"You can't put your arms around a memory..." chimed Johnny Thunders in his late punk classic. The former New York Dolls guitarist could have a point, but chances are you'll still tell your friends, impress your colleagues with something you learnt, tweet or post the picture - and upload the video.
Our connected republic has seduced us into becoming participants and turned the world into a live gallery of our memories and moments, hung in public for the world to see, share, poke and pin. Like some contemporary art show, it is the very ordinariness that makes it so extraordinary and creative.

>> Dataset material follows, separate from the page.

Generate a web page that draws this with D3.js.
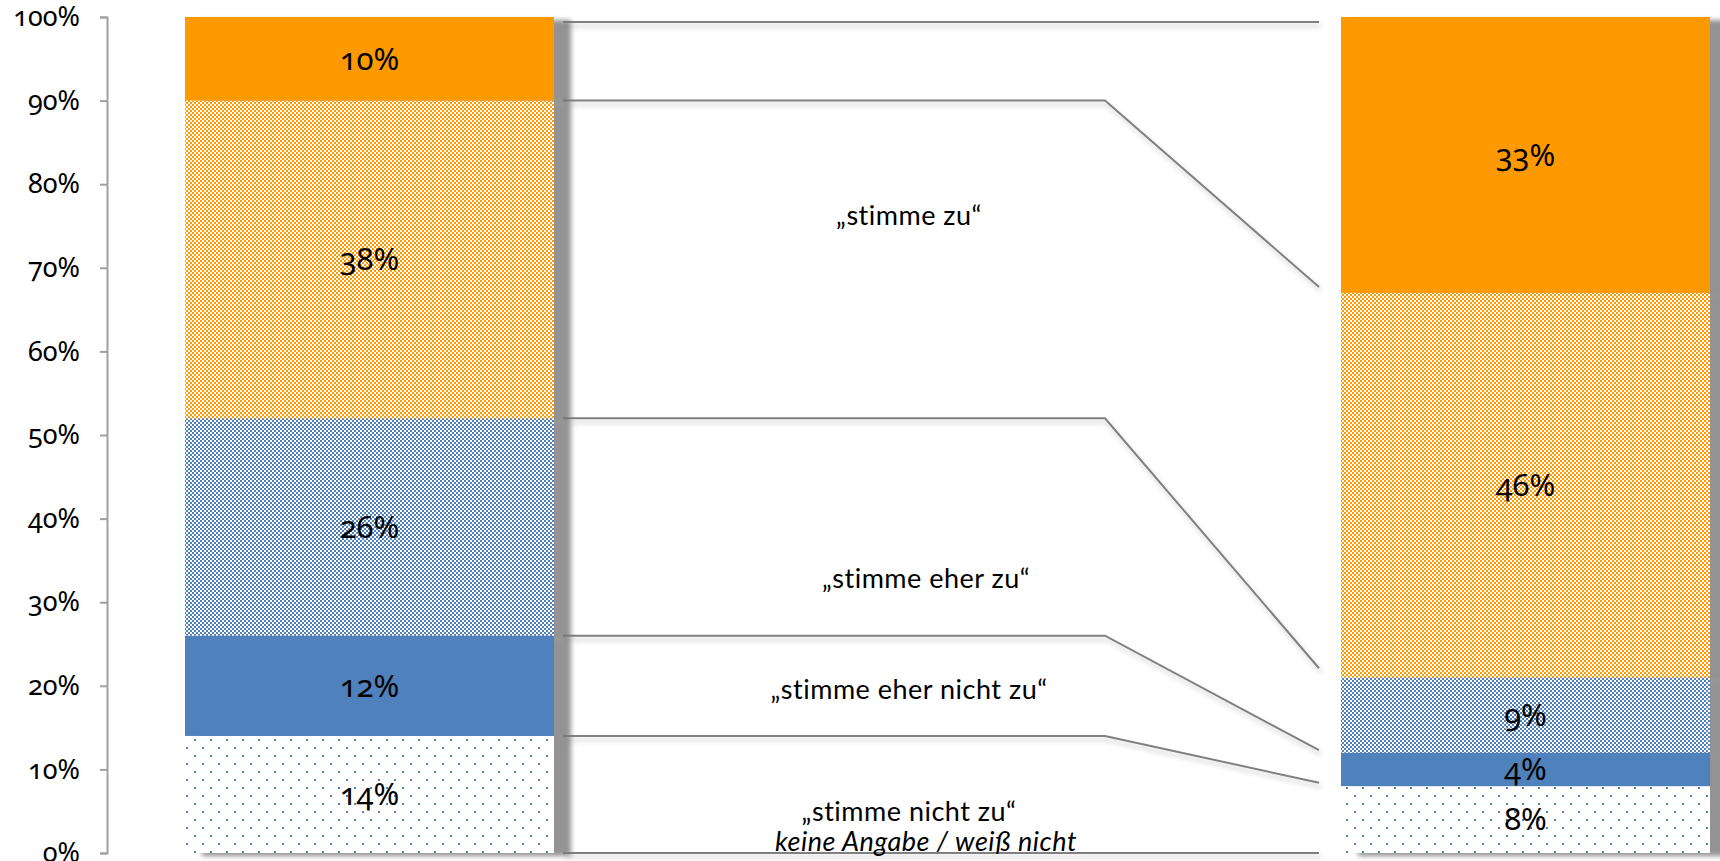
<!DOCTYPE html>
<html>
<head>
<meta charset="utf-8">
<script src="https://cdn.jsdelivr.net/npm/d3@7/dist/d3.min.js"></script>
<style>
  html, body { margin: 0; padding: 0; background: #ffffff; }
  svg { display: block; }
  .num { font-family: "Noto Sans", Lato, sans-serif; font-feature-settings: "onum" 1; font-variant-numeric: oldstyle-nums; }
  .cat { font-family: Lato, "Open Sans", sans-serif; letter-spacing: 0.5px; }
</style>
</head>
<body>
<svg id="chart" width="1720" height="861"></svg>
<script>
// ---------- data ----------
const categories = ["keine Angabe / weiß nicht", "\u201Estimme nicht zu\u201C", "\u201Estimme eher nicht zu\u201C", "\u201Estimme eher zu\u201C", "\u201Estimme zu\u201C"];
const leftValues  = [14, 12, 26, 38, 10];
const rightValues = [8, 4, 9, 46, 33];
const bars = ["left", "right"];
const yTicks = [0, 10, 20, 30, 40, 50, 60, 70, 80, 90, 100];
const tickLabels = ["0%", "10%", "20%", "30%", "40%", "50%", "60%", "70%", "80%", "90%", "100%"];
// connector lines (levels, in %)
const connectorLeft  = [0, 14, 26, 52, 90, 99.4];
const connectorRight = [0, 8.4, 12.3, 22.1, 67.7, 99.4];
// category annotation levels (centre of text, in %) in the middle area
const annotationLevels = [1.4, 4.9, 19.6, 32.8, 76.2];
const annotationItalic = [true, false, false, false, false];

// ---------- layout ----------
const svg = d3.select("#chart");
const W = 1720, H = 861;
const y = d3.scaleLinear().domain([0, 100]).range([853, 17]);
const x = d3.scaleOrdinal().domain(bars).range([185, 1341]);
const barW = 369;
const kneeX = 1105, lineStartX = 563, lineEndX = 1319;
const midX = [926, 909, 909, 926, 909];

const colors = {
  orange: "#FF9900",
  blue: "#4F81BD"
};

const defs = svg.append("defs");
function checker(id, color) {
  const p = defs.append("pattern").attr("id", id).attr("patternUnits", "userSpaceOnUse")
    .attr("width", 4).attr("height", 4);
  p.append("rect").attr("width", 4).attr("height", 4).attr("fill", "#fff");
  p.append("rect").attr("x", 0).attr("y", 0).attr("width", 2).attr("height", 2).attr("fill", color);
  p.append("rect").attr("x", 2).attr("y", 2).attr("width", 2).attr("height", 2).attr("fill", color);
}
checker("chkOrange", colors.orange);
checker("chkBlue", colors.blue);
const dp = defs.append("pattern").attr("id", "dots").attr("patternUnits", "userSpaceOnUse")
  .attr("width", 16).attr("height", 16).attr("x", 2).attr("y", 3);
dp.append("rect").attr("width", 16).attr("height", 16).attr("fill", "#fff");
dp.append("rect").attr("x", 0).attr("y", 0).attr("width", 2).attr("height", 2).attr("fill", colors.blue);
dp.append("rect").attr("x", 8).attr("y", 8).attr("width", 2).attr("height", 2).attr("fill", colors.blue);

const fb = defs.append("filter").attr("id", "barShadow").attr("x", "-10%").attr("y", "-10%").attr("width", "130%").attr("height", "120%");
fb.append("feDropShadow").attr("dx", 17).attr("dy", 3).attr("stdDeviation", 2.5)
  .attr("flood-color", "#777").attr("flood-opacity", 0.8);
const fl = defs.append("filter").attr("id", "lineShadow").attr("filterUnits", "userSpaceOnUse")
  .attr("x", 0).attr("y", 0).attr("width", W).attr("height", H);
fl.append("feDropShadow").attr("dx", 2).attr("dy", 4).attr("stdDeviation", 2.5)
  .attr("flood-color", "#000").attr("flood-opacity", 0.22);

const fills = ["url(#dots)", colors.blue, "url(#chkBlue)", "url(#chkOrange)", colors.orange];

// ---------- connector lines ----------
const lineGen = d3.line();
const gLines = svg.append("g").attr("filter", "url(#lineShadow)");
connectorLeft.forEach((lv, i) => {
  const rv = connectorRight[i];
  gLines.append("path")
    .attr("d", lineGen([[lineStartX, y(lv)], [kneeX, y(lv)], [lineEndX, y(rv)]]))
    .attr("fill", "none").attr("stroke", "#808080").attr("stroke-width", 2);
});

// ---------- bars ----------
function stack(values) {
  let acc = 0;
  return values.map((v, i) => { const d = { i, v, y0: acc, y1: acc + v }; acc += v; return d; });
}
const series = { left: stack(leftValues), right: stack(rightValues) };

bars.forEach(b => {
  const g = svg.append("g").attr("filter", "url(#barShadow)");
  g.selectAll("rect").data(series[b]).join("rect")
    .attr("x", x(b)).attr("width", barW)
    .attr("y", d => y(d.y1)).attr("height", d => y(d.y0) - y(d.y1))
    .attr("fill", d => fills[d.i]);
});
bars.forEach(b => {
  svg.append("g").selectAll("text").data(series[b]).join("text")
    .attr("class", "num")
    .attr("x", x(b) + barW / 2)
    .attr("y", d => y((d.y0 + d.y1) / 2))
    .attr("dy", "0.35em")
    .attr("text-anchor", "middle")
    .attr("font-size", 31)
    .attr("fill", "#000")
    .text(d => d.v + "%");
});

// ---------- axis ----------
const axis = d3.axisLeft(y).tickValues(yTicks).tickSize(7).tickPadding(20)
  .tickFormat((d, i) => tickLabels[i]);
const ga = svg.append("g").attr("transform", "translate(107,0)").call(axis);
ga.select(".domain").attr("stroke", "#a0a0a0").attr("stroke-width", 2);
ga.selectAll(".tick line").attr("stroke", "#a0a0a0").attr("stroke-width", 2);
ga.selectAll(".tick text").attr("class", "num").attr("font-size", 27).attr("fill", "#000");

// ---------- category annotations ----------
svg.append("g").selectAll("text").data(categories).join("text")
  .attr("class", "cat")
  .attr("x", (d, i) => midX[i])
  .attr("y", (d, i) => y(annotationLevels[i]))
  .attr("dy", "0.35em")
  .attr("text-anchor", "middle")
  .attr("font-size", 27)
  .attr("font-style", (d, i) => annotationItalic[i] ? "italic" : "normal")
  .attr("fill", "#000")
  .text(d => d);
</script>
</body>
</html>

Can such physical participation be designed to fit our events? Yes, if conceived and curated as an open collaboration. Design has, for commercial reasons, provided solutions; art has enjoyed the luxury of asking questions, of being more conversational.
Marketers beware - this conversational approach has risks. Now I'm not suggesting that you take any technical risks with production - but I am suggesting you do so with your creative, because when participants become fans the results can be spectacular. In 1980, artists Kit Galloway and Sherrie Rabinowitz created their Hole in Space installation - a sort of Skype, 33 years beforehand. For three days, giant screens connected the public walking past the Lincoln Center in New York with those at a department store in Century City, Los Angeles. With no sponsor or publicity, word of mouth alone led to random discoveries and trans-continental connections.
A second example is Curious Lightpost, an interactive sculpture by Christian Moeller in San Pedro in 2007.
A motion-activated searchlight on a column disrupted passers-by, following them whether they liked it or not. Disruption: ahead of its time or art predicting the future?
More specific to events is Glastonbury Festival's immersive Shangri-La installation. Each time the narrative unfolds to reveal another layer of the storyline that grows on participants, who have taken ownership and are now fans. We've bypassed 'engage' and added 'participate' to 'plug-and-play'.
This year will see another participant/fan-based event phenomenon as YouTube's Summer in the City comes to Excel London. Now in its seventh year, it was started by three friends in public parks and has developed with the creative collaboration of its community into one of the world's largest YouTube events.
Unleash your audience on a memorable event and the energy they create will in turn grow your business. They crave authenticity and authority, and in their own way are ready to be artists and make and curate their version of your event.
Our memories are 'live' streaming as I write, so I might argue that live sharing is turning out to be the biggest mass public art project the world has ever seen.
Robert Dunsmore is director of live events at GES Blitz.